Dartmouth College is ranked 11th in the 2017 U.S. News & World Report rankings, and boasts an acceptance rate of 10.4% for its Class of 2021, with 20,034 applicants. Famous alumni include media personalities such as Mindy Kaling, authors such as Dr. Seuss and Robert Frost, and current Senators such as Kirsten Gillibrand (NY) and John Hoeven (ND).
Dartmouth College accepts either the Common Application or the Coalition Application. In addition to the universal essay prompt, Dartmouth requires two separate supplemental essays. The prompts may seem daunting at first, but we here at CollegeVine are here to help you tackle these essays to the best of your ability!
Dartmouth College Application Essay Prompts
I’ve always had a fondness for Dartmouth. To me, it’s the Ivy that’s content to do its own thing, nestled in the remote town of Hanover where its students can bend the bounds of their own intellectualism far from the trappings and distractions of bright city lights. Its alumni are unsurprisingly talented and thoughtful—including favorite sportswriters, journalists, comedians, and actors like Zach Lowe, Rembert Browne, Mindy Kaling, and Meryl Streep—and, if you’ll allow me to remark on purely anecdotal evidence, especially effusive about their experiences at Dartmouth.
Why should this matter to you, as you sit down to write your supplemental essay to Dartmouth this fall? First of all, Dartmouth engages in the practice of helping you learn about their institution through the nature of their questions. Not content simply to receive your answer, the admission office has thoughtfully chosen essay prompts that will educate you about the spirit of the institution—and its priorities—if you look carefully at each of the questions and the considerations behind them.
For example, rather than a simple “Why Dartmouth?” prompt, they ask applicants:
While arguing a Dartmouth-related case before the U.S. Supreme Court in 1818, Daniel Webster, Class of 1801, uttered this memorable line: “It is, Sir…a small college. And yet, there are those who love it!” As you seek admission to the Class of 2022, what aspects of the College’s program, community, or campus environment attract your interest?
Within that one question, you should be able to glean the importance of the long history of Dartmouth College, the pride taken in its size and setting, and the passion that current students and alumni feel for their alma mater. A generic response to a question like this will probably not do. Bring enthusiasm, passion, and depth of interest. Choose one aspect of the program, community, or campus environment, and set your sights solely on that idea. Make clear that you get it, and that you fit it at the same time.

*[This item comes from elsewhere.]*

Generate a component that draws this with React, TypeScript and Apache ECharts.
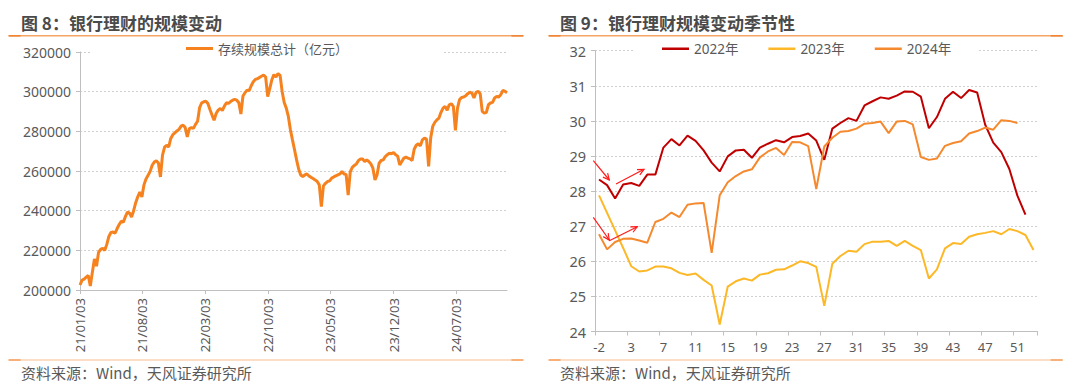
import React, { useEffect, useRef } from "react";
import * as echarts from "echarts";

// ---------------- Data: left chart (weekly, from 2021-01-03) ----------------
const leftTitle = "图 8：银行理财的规模变动";
const rightTitle = "图 9：银行理财规模变动季节性";
const sourceText = "资料来源：Wind，天风证券研究所";
const leftSeriesName = "存续规模总计（亿元）";
const leftStartDate = [2021, 0, 3];
const leftStepDays = 7;
const leftValues = [
  202500, 205000, 205500, 206500, 207300, 202000, 209000, 215700, 212000, 219000,
  220500, 221000, 220000, 223000, 227000, 229000, 229200, 228700, 231000, 233000,
  234700, 234200, 237000, 239300, 238800, 236800, 240000, 244000, 247000, 249400,
  246900, 253000, 256000, 257800, 259800, 262900, 264500, 265200, 264000, 257000,
  268000, 272000, 273000, 272100, 276400, 278300, 279200, 280200, 281000, 282600,
  283100, 281900, 277200, 281400, 281900, 281500, 283500, 285100, 292000, 294400,
  294900, 295200, 294000, 291000, 288200, 285600, 289000, 290700, 291500, 290500,
  292700, 294400, 294100, 295000, 295700, 296100, 295700, 294400, 288700, 297800,
  299500, 300800, 300500, 303000, 305000, 306200, 306500, 307200, 307800, 308400,
  307400, 297500, 301500, 306000, 308600, 307400, 309100, 308200, 300000, 294500,
  291700, 287500, 280800, 275700, 270700, 265600, 261000, 258000, 257200, 258000,
  258500, 257500, 256800, 256200, 255500, 254700, 253000, 242000, 252500, 253800,
  254700, 255000, 256400, 257000, 257500, 258000, 258500, 259700, 258500, 258300,
  247900, 259500, 261800, 262800, 263600, 265300, 266000, 266000, 264800, 265600,
  264800, 263600, 261400, 255500, 258000, 263900, 265300, 265600, 267300, 268200,
  269000, 268700, 269300, 268200, 267500, 263100, 264800, 266500, 267000, 266500,
  266100, 265300, 271000, 273000, 273700, 272700, 275700, 276600, 276100, 262300,
  276600, 282500, 284500, 285800, 286700, 289600, 291700, 292600, 290600, 293400,
  293900, 292600, 280500, 291700, 296000, 297100, 297300, 298000, 299000, 299700,
  299300, 296800, 299700, 300200, 299000, 290100, 289200, 289600, 293400, 294300,
  294600, 296800, 297600, 297300, 298500, 300700, 300200, 299500,
];
const leftTickDates = [
  [2021, 0, 3], [2021, 7, 3], [2022, 2, 3], [2022, 9, 3],
  [2023, 4, 3], [2023, 11, 3], [2024, 6, 3],
];
const leftYMin = 200000;
const leftYMax = 320000;
const leftYStep = 20000;

// ---------------- Data: right chart (week of year) ----------------
const weekLabels = [
  "-2", "-1", "1", "2", "3", "4", "5", "6", "7", "8", "9", "10", "11", "12", "13",
  "14", "15", "16", "17", "18", "19", "20", "21", "22", "23", "24", "25", "26",
  "27", "28", "29", "30", "31", "32", "33", "34", "35", "36", "37", "38", "39",
  "40", "41", "42", "43", "44", "45", "46", "47", "48", "49", "50", "51", "52", "53",
];
const seriesNames = ["2022年", "2023年", "2024年"];
const values2022 = [
  28.33, 28.17, 27.79, 28.19, 28.23, 28.15, 28.47, 28.47, 29.24, 29.48,
  29.30, 29.58, 29.43, 29.16, 28.81, 28.56, 28.99, 29.16, 29.18, 28.95,
  29.24, 29.35, 29.45, 29.39, 29.54, 29.57, 29.64, 29.44, 28.89, 29.78,
  29.94, 30.08, 30.00, 30.44, 30.56, 30.67, 30.63, 30.72, 30.84, 30.83,
  30.69, 29.79, 30.11, 30.63, 30.83, 30.65, 30.88, 30.81, 29.89, 29.38,
  29.11, 28.63, 27.87, 27.33,
];
const values2023 = [
  27.88, 27.38, 26.88, 26.38, 25.86, 25.71, 25.74, 25.85, 25.85, 25.80,
  25.67, 25.61, 25.65, 25.47, 25.31, 24.20, 25.28, 25.43, 25.51, 25.45,
  25.62, 25.66, 25.76, 25.77, 25.88, 26.00, 25.95, 25.84, 24.73, 25.93,
  26.15, 26.30, 26.27, 26.49, 26.56, 26.56, 26.58, 26.44, 26.58, 26.44,
  26.32, 25.51, 25.77, 26.37, 26.52, 26.49, 26.70, 26.77, 26.81, 26.86,
  26.77, 26.92, 26.86, 26.75, 26.32,
];
const values2024 = [
  26.77, 26.34, 26.55, 26.64, 26.65, 26.59, 26.53, 27.12, 27.21, 27.39,
  27.26, 27.61, 27.65, 27.66, 26.24, 27.88, 28.25, 28.43, 28.56, 28.62,
  28.96, 29.13, 29.23, 29.03, 29.40, 29.39, 29.28, 28.06, 29.27, 29.52,
  29.69, 29.71, 29.78, 29.92, 29.94, 29.98, 29.65, 29.98, 30.00, 29.90,
  28.97, 28.89, 28.93, 29.29, 29.37, 29.42, 29.64, 29.71, 29.81, 29.75,
  30.02, 30.00, 29.94,
];
const rightYMin = 24;
const rightYMax = 32;
const rightYStep = 1;

// ---------------- Styling ----------------
const FONT = "'Noto Sans', 'Noto Sans CJK SC', sans-serif";
const CJK = "'Noto Sans CJK SC', 'Noto Sans', sans-serif";
const LABEL = "#595959";
const AXIS = "#bfbfbf";
const GRID = "#d0d0d0";
const ORANGE = "#F5821F";
const C2022 = "#C00000";
const C2023 = "#FDB827";
const C2024 = "#F5892E";
const DAY = 86400000;

const pad = (n: number) => (n < 10 ? "0" + n : String(n));
const startMs = () => Date.UTC(leftStartDate[0], leftStartDate[1], leftStartDate[2]);
const dayOffset = (d: number[]) => Math.round((Date.UTC(d[0], d[1], d[2]) - startMs()) / DAY);
const fmtDay = (v: number) => {
  const d = new Date(startMs() + Math.round(v) * DAY);
  return `${String(d.getUTCFullYear()).slice(2)}/${pad(d.getUTCMonth() + 1)}/${pad(d.getUTCDate())}`;
};

function arrow(x1: number, y1: number, x2: number, y2: number) {
  const a = Math.atan2(y2 - y1, x2 - x1);
  const L = 7;
  const w = 0.45;
  const p1 = [x2 - L * Math.cos(a - w), y2 - L * Math.sin(a - w)];
  const p2 = [x2 - L * Math.cos(a + w), y2 - L * Math.sin(a + w)];
  const st = { stroke: "#ff1a1a", lineWidth: 1.2, fill: null };
  return [
    { type: "line", z: 100, shape: { x1, y1, x2, y2 }, style: st },
    { type: "polyline", z: 100, shape: { points: [p1, [x2, y2], p2] }, style: st },
  ];
}

function rule(x1: number, x2: number, y: number, main: string, end: string) {
  return [
    { type: "line", z: 50, shape: { x1, y1: y, x2, y2: y }, style: { stroke: main, lineWidth: 1.6 } },
    { type: "line", z: 51, shape: { x1, y1: y, x2: x1 + 12, y2: y }, style: { stroke: end, lineWidth: 1.6 } },
    { type: "line", z: 51, shape: { x1: x2 - 12, y1: y, x2, y2: y }, style: { stroke: end, lineWidth: 1.6 } },
  ];
}

function text(x: number, y: number, s: string, font: string, fill: string) {
  return {
    type: "text",
    z: 60,
    x,
    y,
    style: { text: s, font, fill, align: "left", verticalAlign: "middle" },
  };
}

export default function App() {
  const ref = useRef<HTMLDivElement>(null);

  useEffect(() => {
    if (!ref.current) return;
    const chart = echarts.init(ref.current, undefined, { renderer: "svg" });

    const leftData = leftValues.map((v, i) => [i * leftStepDays, v]);
    const xEnd = (leftValues.length - 1) * leftStepDays;
    const tickVals = leftTickDates.map(dayOffset);

    const option: any = {
      animation: false,
      backgroundColor: "#ffffff",
      textStyle: { fontFamily: FONT },
      grid: [
        { left: 80, top: 52, width: 427, height: 238 },
        { left: 595, top: 50.7, width: 442.5, height: 280.8 },
      ],
      legend: [
        {
          data: [leftSeriesName],
          left: 90,
          top: 40,
          padding: [2, 96, 2, 96],
          backgroundColor: "#ffffff",
          icon: "rect",
          itemWidth: 27,
          itemHeight: 3,
          textStyle: { fontFamily: CJK, fontSize: 13, color: LABEL },
        },
        {
          data: seriesNames,
          left: 634,
          top: 40,
          padding: [2, 28, 2, 28],
          itemGap: 30,
          backgroundColor: "#ffffff",
          icon: "rect",
          itemWidth: 27,
          itemHeight: 2.5,
          textStyle: { fontFamily: FONT, fontSize: 13.5, color: LABEL },
        },
      ],
      xAxis: [
        {
          type: "value",
          gridIndex: 0,
          min: 0,
          max: xEnd,
          axisLine: { show: true, onZero: false, lineStyle: { color: AXIS, width: 1 } },
          axisTick: { show: true, length: 4, lineStyle: { color: AXIS }, customValues: tickVals },
          axisLabel: {
            customValues: tickVals,
            rotate: 90,
            margin: 8,
            fontSize: 13,
            color: LABEL,
            formatter: (v: number) => fmtDay(v),
          },
          splitLine: { show: false },
        },
        {
          type: "category",
          gridIndex: 1,
          data: weekLabels,
          boundaryGap: true,
          axisLine: { show: true, lineStyle: { color: AXIS, width: 1 } },
          axisTick: { show: true, interval: 3, length: 4, lineStyle: { color: AXIS } },
          axisLabel: { interval: 3, margin: 9, fontSize: 13, color: LABEL },
          splitLine: { show: false },
        },
      ],
      yAxis: [
        {
          type: "value",
          gridIndex: 0,
          min: leftYMin,
          max: leftYMax,
          interval: leftYStep,
          axisLine: { show: true, lineStyle: { color: AXIS, width: 1 } },
          axisTick: { show: true, length: 4, lineStyle: { color: AXIS } },
          axisLabel: { margin: 9, fontSize: 14, color: LABEL, formatter: (v: number) => String(v) },
          splitLine: { show: true, lineStyle: { color: GRID, type: [2, 2], width: 1 } },
        },
        {
          type: "value",
          gridIndex: 1,
          min: rightYMin,
          max: rightYMax,
          interval: rightYStep,
          axisLine: { show: true, lineStyle: { color: AXIS, width: 1 } },
          axisTick: { show: true, length: 4, lineStyle: { color: AXIS } },
          axisLabel: { margin: 9, fontSize: 14.5, color: LABEL },
          splitLine: { show: true, lineStyle: { color: GRID, type: [2, 2], width: 1 } },
        },
      ],
      series: [
        {
          name: leftSeriesName,
          type: "line",
          xAxisIndex: 0,
          yAxisIndex: 0,
          data: leftData,
          showSymbol: false,
          symbol: "none",
          lineStyle: { width: 3, color: ORANGE },
          itemStyle: { color: ORANGE },
        },
        {
          name: seriesNames[0],
          type: "line",
          xAxisIndex: 1,
          yAxisIndex: 1,
          data: values2022,
          symbol: "none",
          lineStyle: { width: 2, color: C2022 },
          itemStyle: { color: C2022 },
        },
        {
          name: seriesNames[1],
          type: "line",
          xAxisIndex: 1,
          yAxisIndex: 1,
          data: values2023,
          symbol: "none",
          lineStyle: { width: 2, color: C2023 },
          itemStyle: { color: C2023 },
        },
        {
          name: seriesNames[2],
          type: "line",
          xAxisIndex: 1,
          yAxisIndex: 1,
          data: values2024,
          symbol: "none",
          lineStyle: { width: 2, color: C2024 },
          itemStyle: { color: C2024 },
        },
      ],
      graphic: [
        text(21, 22.5, leftTitle, `bold 17px ${CJK}`, "#4a4a4a"),
        text(560, 22.5, rightTitle, `bold 17px ${CJK}`, "#4a4a4a"),
        ...rule(8.6, 523.4, 35.8, "#F5A566", "#F08535"),
        ...rule(548.6, 1062.7, 35.8, "#F5A566", "#F08535"),
        ...rule(8.6, 523.4, 360, "#FBD3B4", "#F5A566"),
        ...rule(548.6, 1062.7, 360, "#FBD3B4", "#F5A566"),
        text(21, 372, sourceText, `15px ${CJK}`, LABEL),
        text(560, 372, sourceText, `15px ${CJK}`, LABEL),
        ...arrow(593.3, 160.7, 609.3, 180),
        ...arrow(616, 184, 644, 169.3),
        ...arrow(593.3, 217.3, 609.3, 240),
        ...arrow(609.3, 240.7, 637.3, 226.7),
      ],
    };

    chart.setOption(option);
    return () => chart.dispose();
  }, []);

  return (
    <div
      ref={ref}
      style={{ position: "fixed", left: 0, top: 0, width: 1080, height: 386, background: "#fff" }}
    />
  );
}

With your second supplemental essay, you’ve got six essay prompts to choose from. Each of those prompts includes a relatively lengthy preamble before presenting the question at the end. Do not ignore the preamble in order to more speedily address the question, for each prompt—taken as a whole—contributes to the collective details of the Dartmouth experience:
Option A focuses on aspects of social justice and opportunity;
Option B introduces the myriad forms of human creativity and expression;
Option C supports the idea that a community of kindness and selflessness is an institutional value;
Option D is a celebration of joy in the context of the kind of whimsy we see in the world of Harry Potter;
Option E celebrates intellectualism;
Option F argues that only hard work can truly make things happen, that we’re impotent without effort.
Collectively, you should see the core attributes that define students at Dartmouth and contribute to a diverse community of talented, intellectually curious young people. My advice to you is to consider which of the six values above most closely connects to your greatest potential to contribute to Dartmouth. Might you be known as a joyful roommate and classmate, or are you more likely to stay up into the wee hours of the night exploring your own intellectuality through complex ideas? Choose thoughtfully, making your selection a tool you use to help Dartmouth admissions better understand what you have to offer your future friends and classmates.